# [TASK BRIEF]
Scan the lines and state how many carry "this". Leave out everything but the number.

Stored dataset items
════════
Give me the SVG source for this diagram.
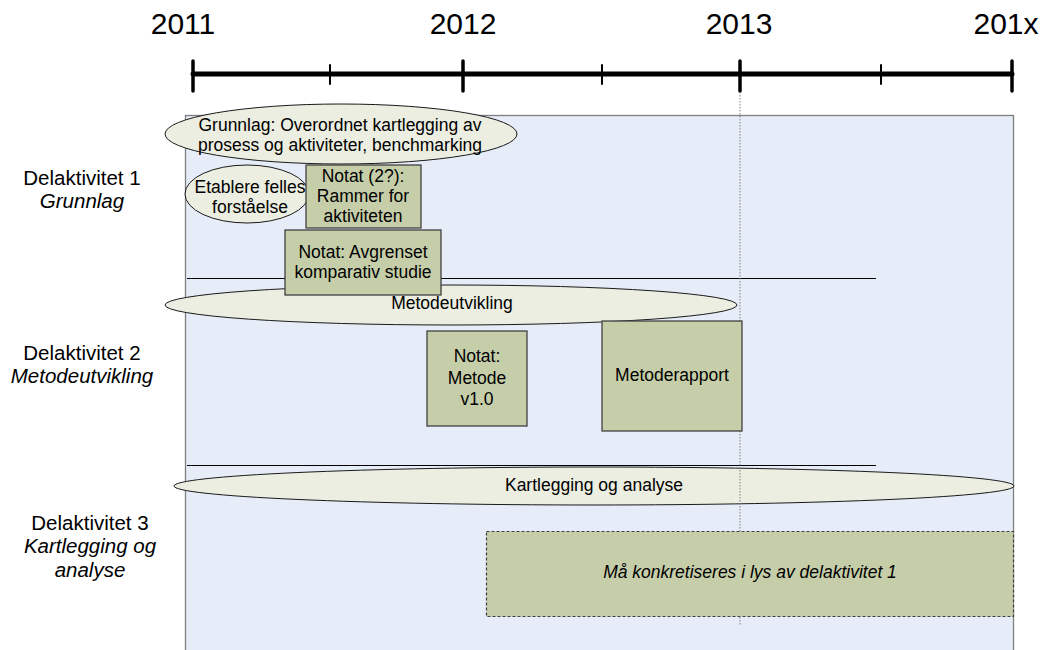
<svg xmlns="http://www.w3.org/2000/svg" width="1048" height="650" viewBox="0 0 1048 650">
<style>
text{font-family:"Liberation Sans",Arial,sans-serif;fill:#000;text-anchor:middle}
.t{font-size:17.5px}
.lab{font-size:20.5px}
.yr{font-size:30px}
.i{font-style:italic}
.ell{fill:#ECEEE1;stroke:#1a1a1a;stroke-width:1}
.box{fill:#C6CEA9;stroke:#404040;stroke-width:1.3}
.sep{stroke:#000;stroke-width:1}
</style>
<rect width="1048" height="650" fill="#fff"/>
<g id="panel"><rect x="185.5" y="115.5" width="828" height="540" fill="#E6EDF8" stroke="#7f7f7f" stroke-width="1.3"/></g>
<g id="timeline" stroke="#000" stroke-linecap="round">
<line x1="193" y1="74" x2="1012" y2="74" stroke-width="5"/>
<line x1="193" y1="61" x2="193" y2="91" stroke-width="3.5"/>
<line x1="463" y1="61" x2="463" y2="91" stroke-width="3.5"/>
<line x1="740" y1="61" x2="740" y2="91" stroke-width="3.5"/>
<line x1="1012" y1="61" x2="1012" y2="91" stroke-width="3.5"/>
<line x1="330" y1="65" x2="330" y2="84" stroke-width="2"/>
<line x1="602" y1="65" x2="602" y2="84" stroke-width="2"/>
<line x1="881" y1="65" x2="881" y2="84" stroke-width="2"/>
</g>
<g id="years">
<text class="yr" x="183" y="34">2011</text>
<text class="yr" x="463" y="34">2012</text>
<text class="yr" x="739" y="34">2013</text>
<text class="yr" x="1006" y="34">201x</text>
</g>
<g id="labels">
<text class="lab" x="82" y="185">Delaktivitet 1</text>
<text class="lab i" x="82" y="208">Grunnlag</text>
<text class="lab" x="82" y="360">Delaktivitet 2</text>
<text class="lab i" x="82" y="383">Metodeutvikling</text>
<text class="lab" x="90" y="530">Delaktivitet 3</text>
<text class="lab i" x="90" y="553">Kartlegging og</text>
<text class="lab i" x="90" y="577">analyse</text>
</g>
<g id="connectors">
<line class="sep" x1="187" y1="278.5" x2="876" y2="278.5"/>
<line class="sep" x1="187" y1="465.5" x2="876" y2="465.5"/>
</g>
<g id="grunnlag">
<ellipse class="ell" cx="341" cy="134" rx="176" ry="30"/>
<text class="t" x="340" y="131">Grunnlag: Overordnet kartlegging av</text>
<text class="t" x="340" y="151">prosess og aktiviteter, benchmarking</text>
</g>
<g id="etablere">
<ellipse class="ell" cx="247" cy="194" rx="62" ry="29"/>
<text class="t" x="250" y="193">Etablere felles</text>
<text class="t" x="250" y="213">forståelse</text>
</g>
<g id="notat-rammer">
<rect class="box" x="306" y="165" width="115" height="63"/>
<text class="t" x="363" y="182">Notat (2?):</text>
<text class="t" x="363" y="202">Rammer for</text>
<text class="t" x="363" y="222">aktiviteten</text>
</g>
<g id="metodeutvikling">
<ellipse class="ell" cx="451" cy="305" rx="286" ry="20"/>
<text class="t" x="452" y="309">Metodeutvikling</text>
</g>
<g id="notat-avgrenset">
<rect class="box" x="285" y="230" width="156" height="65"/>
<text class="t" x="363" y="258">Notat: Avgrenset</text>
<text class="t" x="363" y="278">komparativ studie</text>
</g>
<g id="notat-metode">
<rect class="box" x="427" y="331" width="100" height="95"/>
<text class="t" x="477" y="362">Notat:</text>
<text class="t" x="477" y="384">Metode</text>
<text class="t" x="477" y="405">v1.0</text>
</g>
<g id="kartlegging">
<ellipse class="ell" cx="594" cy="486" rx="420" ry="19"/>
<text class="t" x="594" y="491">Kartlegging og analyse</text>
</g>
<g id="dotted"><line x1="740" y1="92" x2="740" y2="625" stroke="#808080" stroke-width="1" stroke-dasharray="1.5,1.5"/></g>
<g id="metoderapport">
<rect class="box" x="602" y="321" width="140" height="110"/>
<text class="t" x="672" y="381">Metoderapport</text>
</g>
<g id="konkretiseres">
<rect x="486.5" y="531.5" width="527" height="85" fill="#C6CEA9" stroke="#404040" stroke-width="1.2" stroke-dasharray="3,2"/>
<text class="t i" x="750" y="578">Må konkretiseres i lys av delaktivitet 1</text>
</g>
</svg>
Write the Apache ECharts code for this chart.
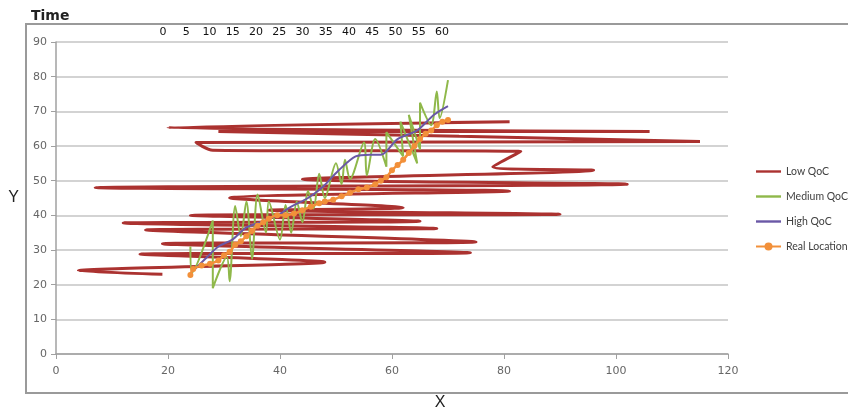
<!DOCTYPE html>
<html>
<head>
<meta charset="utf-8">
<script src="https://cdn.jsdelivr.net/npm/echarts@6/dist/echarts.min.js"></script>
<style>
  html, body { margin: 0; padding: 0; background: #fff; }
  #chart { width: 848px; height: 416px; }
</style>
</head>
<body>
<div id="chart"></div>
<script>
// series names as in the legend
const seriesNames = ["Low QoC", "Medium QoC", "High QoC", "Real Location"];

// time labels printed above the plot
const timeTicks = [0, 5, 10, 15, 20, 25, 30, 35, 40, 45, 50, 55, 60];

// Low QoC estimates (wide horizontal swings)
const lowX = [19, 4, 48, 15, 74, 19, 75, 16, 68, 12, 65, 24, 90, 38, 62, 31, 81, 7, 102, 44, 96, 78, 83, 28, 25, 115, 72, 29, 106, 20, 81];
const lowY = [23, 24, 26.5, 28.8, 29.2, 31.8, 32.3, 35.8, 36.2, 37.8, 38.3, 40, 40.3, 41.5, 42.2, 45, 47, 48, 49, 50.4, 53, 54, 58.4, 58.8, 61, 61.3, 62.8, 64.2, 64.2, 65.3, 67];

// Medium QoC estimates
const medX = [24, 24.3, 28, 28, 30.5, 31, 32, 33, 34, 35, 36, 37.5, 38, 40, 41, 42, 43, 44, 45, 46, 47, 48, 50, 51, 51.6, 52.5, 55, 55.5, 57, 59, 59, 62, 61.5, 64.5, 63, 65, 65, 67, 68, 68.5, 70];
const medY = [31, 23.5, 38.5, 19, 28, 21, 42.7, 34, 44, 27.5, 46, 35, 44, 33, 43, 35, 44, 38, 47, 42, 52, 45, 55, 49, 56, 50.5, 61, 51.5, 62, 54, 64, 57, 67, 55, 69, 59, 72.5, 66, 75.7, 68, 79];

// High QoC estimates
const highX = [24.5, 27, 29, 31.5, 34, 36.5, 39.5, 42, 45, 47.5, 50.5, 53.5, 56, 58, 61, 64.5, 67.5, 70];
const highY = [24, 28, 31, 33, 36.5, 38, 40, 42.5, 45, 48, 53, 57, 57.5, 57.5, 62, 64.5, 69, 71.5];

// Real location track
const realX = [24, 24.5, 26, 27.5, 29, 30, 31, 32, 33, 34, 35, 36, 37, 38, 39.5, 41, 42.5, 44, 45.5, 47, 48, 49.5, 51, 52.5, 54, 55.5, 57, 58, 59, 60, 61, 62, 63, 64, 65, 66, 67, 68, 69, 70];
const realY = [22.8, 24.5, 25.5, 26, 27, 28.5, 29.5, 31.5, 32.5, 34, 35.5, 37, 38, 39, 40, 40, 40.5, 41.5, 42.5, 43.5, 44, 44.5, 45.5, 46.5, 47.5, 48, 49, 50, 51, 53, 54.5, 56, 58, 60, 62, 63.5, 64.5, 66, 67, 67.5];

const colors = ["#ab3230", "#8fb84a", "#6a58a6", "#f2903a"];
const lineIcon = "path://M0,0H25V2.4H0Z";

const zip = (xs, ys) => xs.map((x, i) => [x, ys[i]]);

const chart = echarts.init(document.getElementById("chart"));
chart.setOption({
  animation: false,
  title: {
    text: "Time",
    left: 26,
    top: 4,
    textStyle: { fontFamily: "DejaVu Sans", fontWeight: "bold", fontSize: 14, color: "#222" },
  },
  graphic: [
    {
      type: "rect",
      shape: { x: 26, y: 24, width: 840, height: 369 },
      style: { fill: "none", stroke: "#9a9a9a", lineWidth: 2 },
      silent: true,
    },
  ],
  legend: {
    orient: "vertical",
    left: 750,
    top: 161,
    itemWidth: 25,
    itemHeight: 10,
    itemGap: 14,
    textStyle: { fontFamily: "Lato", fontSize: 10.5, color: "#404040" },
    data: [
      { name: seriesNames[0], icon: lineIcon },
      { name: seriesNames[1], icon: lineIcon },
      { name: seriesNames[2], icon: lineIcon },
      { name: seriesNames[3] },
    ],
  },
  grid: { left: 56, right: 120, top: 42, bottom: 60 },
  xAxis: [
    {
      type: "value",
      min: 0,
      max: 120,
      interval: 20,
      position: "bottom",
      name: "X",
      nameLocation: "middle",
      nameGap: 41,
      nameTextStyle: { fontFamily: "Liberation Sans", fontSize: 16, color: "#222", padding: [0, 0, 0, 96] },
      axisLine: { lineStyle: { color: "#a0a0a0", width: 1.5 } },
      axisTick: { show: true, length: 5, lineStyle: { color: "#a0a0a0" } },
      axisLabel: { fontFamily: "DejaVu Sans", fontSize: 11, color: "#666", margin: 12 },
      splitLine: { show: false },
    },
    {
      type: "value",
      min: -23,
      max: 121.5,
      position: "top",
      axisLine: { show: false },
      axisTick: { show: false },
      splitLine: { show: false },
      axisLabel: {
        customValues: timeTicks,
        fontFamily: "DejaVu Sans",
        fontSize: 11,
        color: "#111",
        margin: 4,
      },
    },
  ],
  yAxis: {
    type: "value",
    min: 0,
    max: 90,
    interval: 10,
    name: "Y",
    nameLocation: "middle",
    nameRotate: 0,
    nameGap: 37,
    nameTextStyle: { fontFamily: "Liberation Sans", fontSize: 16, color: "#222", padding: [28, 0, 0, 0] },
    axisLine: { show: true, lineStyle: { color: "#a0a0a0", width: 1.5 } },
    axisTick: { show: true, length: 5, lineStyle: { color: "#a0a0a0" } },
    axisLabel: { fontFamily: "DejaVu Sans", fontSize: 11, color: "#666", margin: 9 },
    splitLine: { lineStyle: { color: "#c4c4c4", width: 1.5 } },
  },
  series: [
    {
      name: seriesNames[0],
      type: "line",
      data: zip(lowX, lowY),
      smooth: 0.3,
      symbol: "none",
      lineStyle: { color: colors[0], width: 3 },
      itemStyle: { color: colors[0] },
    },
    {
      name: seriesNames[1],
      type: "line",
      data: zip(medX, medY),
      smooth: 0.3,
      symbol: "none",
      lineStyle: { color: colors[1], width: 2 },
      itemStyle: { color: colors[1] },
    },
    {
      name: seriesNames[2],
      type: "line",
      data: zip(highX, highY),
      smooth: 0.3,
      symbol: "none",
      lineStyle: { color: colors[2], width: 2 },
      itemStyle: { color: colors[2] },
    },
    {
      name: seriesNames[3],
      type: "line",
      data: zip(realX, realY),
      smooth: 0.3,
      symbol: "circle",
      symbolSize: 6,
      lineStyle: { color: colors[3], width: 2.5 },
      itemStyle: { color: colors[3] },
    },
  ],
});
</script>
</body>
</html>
════════
# [TASK OUTPUT]
2